- **Goal**:
Begin with the line containing "Rebuild this chart" and end with the line containing "import * as". Give those lines again exactly, leaving out the images.

- **Data for the task**:
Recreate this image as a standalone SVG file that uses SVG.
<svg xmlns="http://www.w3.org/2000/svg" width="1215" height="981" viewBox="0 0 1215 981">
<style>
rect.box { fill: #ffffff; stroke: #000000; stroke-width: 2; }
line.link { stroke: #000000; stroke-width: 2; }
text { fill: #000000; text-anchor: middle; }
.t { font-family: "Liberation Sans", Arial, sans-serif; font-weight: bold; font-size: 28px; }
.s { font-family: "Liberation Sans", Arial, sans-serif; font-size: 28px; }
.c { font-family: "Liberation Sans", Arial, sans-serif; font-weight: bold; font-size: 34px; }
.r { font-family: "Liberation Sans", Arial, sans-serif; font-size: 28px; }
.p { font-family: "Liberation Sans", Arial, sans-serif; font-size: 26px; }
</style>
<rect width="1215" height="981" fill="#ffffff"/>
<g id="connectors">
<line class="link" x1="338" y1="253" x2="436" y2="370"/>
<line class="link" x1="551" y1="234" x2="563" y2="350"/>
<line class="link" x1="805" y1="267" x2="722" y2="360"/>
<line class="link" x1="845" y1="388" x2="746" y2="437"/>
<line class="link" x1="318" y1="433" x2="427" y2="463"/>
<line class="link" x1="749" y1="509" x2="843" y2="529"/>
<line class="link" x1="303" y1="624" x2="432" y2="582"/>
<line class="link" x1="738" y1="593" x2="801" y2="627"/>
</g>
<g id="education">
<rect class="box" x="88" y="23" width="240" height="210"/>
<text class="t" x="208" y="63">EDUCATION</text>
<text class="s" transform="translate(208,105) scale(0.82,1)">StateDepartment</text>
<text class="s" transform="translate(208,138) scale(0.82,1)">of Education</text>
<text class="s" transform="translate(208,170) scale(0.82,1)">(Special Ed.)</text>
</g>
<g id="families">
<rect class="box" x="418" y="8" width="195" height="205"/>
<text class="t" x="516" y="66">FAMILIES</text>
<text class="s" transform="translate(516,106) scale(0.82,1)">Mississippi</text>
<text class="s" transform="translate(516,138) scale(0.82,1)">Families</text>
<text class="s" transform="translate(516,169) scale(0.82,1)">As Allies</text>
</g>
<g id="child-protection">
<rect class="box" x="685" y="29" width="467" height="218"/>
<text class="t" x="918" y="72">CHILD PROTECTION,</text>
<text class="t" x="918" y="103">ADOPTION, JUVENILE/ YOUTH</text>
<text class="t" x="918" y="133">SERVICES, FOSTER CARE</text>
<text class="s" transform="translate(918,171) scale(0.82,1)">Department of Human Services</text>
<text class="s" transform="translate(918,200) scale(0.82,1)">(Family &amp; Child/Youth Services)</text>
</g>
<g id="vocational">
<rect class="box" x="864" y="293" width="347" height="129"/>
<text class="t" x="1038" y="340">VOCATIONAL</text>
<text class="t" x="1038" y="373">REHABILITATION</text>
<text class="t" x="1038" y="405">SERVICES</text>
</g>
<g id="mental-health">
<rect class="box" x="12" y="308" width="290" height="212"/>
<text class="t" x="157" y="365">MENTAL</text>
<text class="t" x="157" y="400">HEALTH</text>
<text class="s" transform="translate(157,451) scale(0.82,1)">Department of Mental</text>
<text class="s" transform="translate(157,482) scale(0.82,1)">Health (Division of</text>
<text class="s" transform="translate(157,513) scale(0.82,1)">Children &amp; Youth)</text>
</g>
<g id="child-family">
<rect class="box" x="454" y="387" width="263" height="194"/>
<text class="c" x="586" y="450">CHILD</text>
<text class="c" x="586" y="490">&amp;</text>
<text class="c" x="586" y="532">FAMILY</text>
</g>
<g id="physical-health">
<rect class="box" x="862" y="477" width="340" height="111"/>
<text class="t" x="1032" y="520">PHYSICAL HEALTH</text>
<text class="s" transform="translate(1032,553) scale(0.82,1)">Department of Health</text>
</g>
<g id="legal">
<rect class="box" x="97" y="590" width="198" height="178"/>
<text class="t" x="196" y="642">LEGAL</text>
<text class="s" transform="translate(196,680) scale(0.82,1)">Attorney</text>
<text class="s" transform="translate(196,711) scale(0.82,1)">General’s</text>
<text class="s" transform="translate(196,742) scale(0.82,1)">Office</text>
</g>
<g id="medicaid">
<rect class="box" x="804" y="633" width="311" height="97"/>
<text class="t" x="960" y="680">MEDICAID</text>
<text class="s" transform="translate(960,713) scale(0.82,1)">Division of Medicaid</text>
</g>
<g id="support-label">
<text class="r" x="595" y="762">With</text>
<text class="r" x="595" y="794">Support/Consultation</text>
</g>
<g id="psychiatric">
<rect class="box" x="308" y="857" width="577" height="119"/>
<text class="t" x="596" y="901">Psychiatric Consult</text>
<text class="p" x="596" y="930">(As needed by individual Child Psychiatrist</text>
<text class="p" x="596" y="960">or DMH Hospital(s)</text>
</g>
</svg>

--

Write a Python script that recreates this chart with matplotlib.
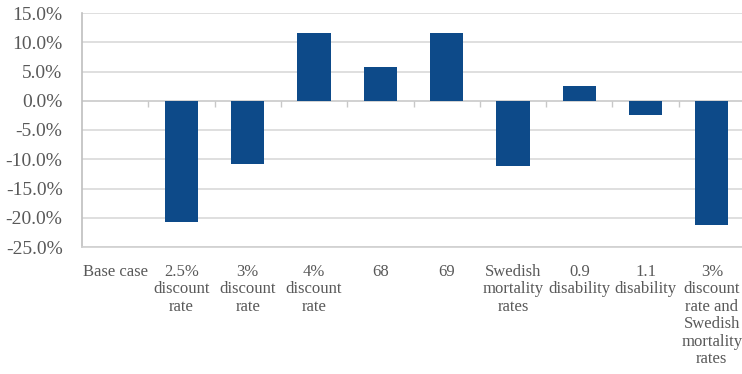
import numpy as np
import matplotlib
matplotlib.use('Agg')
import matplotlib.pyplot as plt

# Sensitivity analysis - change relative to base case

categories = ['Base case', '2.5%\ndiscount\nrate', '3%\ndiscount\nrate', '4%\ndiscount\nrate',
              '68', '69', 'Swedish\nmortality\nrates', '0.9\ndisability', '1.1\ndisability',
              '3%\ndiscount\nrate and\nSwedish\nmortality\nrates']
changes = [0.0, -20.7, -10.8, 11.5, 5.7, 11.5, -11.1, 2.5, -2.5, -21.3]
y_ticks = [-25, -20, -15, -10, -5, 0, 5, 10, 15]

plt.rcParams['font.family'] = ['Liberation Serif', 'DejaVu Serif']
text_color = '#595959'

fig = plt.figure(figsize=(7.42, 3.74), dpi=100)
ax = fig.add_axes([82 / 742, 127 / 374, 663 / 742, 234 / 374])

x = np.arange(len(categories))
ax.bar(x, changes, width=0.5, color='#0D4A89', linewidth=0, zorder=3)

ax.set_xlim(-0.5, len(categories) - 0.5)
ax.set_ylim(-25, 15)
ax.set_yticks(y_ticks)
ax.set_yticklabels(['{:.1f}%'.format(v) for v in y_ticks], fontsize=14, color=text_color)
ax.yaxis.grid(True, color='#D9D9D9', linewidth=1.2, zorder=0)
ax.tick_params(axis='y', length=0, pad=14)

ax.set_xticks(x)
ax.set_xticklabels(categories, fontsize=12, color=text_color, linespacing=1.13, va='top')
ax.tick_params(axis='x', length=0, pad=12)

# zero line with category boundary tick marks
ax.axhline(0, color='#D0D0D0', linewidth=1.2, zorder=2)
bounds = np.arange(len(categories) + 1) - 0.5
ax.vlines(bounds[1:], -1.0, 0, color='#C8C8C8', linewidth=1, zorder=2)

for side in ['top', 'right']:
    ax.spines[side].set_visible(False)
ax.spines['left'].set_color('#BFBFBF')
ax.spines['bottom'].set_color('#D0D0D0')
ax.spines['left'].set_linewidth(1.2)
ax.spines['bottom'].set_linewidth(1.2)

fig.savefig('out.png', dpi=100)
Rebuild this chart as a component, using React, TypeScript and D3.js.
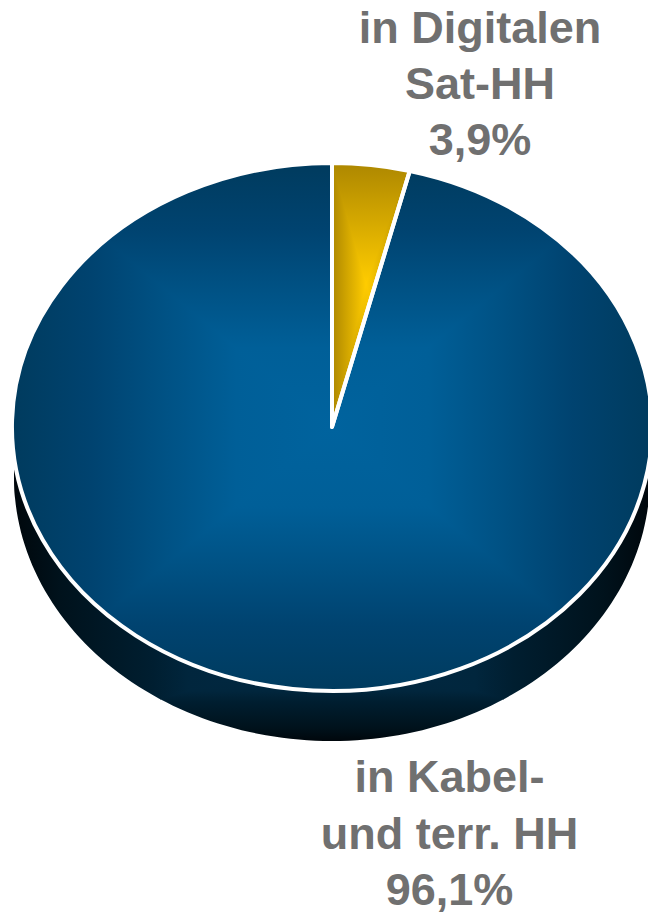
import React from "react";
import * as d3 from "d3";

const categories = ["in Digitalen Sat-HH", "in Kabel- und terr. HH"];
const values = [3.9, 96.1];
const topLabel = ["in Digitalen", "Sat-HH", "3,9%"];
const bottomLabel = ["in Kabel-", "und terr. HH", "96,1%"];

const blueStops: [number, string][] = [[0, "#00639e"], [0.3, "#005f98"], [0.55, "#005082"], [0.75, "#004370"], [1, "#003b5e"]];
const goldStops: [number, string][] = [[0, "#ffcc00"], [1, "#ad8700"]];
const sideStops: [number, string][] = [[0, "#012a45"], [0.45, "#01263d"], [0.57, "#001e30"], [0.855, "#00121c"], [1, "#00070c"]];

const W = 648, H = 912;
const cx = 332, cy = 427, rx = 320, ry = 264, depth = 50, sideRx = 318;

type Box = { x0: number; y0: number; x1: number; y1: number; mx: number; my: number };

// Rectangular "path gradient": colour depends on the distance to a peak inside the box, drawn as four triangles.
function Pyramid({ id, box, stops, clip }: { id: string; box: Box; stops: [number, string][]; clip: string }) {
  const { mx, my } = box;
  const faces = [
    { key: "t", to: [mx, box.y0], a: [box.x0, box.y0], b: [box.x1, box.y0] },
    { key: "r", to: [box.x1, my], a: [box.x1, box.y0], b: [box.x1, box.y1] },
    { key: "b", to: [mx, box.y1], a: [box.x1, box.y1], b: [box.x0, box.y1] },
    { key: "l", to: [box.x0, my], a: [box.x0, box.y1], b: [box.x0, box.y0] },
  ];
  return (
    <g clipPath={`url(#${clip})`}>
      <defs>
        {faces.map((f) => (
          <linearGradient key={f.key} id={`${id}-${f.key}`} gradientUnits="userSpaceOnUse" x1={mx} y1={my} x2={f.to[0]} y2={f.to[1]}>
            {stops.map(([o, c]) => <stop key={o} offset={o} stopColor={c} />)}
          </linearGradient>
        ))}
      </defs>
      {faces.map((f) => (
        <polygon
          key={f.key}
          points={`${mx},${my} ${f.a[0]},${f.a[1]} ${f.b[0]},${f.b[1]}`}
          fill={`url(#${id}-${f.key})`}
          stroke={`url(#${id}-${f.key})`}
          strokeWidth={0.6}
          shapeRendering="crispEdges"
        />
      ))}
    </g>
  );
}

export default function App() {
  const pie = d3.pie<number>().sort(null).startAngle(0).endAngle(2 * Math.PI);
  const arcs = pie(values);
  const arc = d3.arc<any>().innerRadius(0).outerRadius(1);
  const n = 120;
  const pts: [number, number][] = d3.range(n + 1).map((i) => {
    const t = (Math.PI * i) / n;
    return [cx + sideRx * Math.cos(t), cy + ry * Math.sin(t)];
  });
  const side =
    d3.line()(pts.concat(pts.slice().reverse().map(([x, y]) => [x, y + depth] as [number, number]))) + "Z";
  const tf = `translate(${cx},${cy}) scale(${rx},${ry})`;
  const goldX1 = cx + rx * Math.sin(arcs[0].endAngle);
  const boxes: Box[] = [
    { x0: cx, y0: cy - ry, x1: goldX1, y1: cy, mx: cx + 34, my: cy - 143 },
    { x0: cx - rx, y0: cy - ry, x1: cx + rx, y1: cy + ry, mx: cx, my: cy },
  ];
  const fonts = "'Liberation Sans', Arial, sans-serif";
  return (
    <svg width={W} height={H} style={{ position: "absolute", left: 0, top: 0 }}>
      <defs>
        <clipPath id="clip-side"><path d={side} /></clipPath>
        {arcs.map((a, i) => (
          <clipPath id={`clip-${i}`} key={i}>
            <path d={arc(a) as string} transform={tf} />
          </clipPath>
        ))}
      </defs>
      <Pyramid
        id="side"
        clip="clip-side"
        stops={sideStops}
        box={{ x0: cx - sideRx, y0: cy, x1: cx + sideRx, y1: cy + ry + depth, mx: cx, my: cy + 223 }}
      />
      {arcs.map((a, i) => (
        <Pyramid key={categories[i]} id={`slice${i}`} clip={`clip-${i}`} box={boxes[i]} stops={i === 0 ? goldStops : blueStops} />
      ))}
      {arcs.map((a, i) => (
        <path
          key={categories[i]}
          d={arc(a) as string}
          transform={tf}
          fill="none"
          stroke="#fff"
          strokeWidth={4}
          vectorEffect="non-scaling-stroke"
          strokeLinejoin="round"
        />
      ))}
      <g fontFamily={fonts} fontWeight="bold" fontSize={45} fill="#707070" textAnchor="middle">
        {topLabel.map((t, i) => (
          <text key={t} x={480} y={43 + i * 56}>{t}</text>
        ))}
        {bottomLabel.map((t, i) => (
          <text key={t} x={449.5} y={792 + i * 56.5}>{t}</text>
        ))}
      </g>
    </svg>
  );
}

- **Written solution**:
Rebuild this chart as a component, using React, TypeScript and D3.js.
import React from "react";
import * as d3 from "d3";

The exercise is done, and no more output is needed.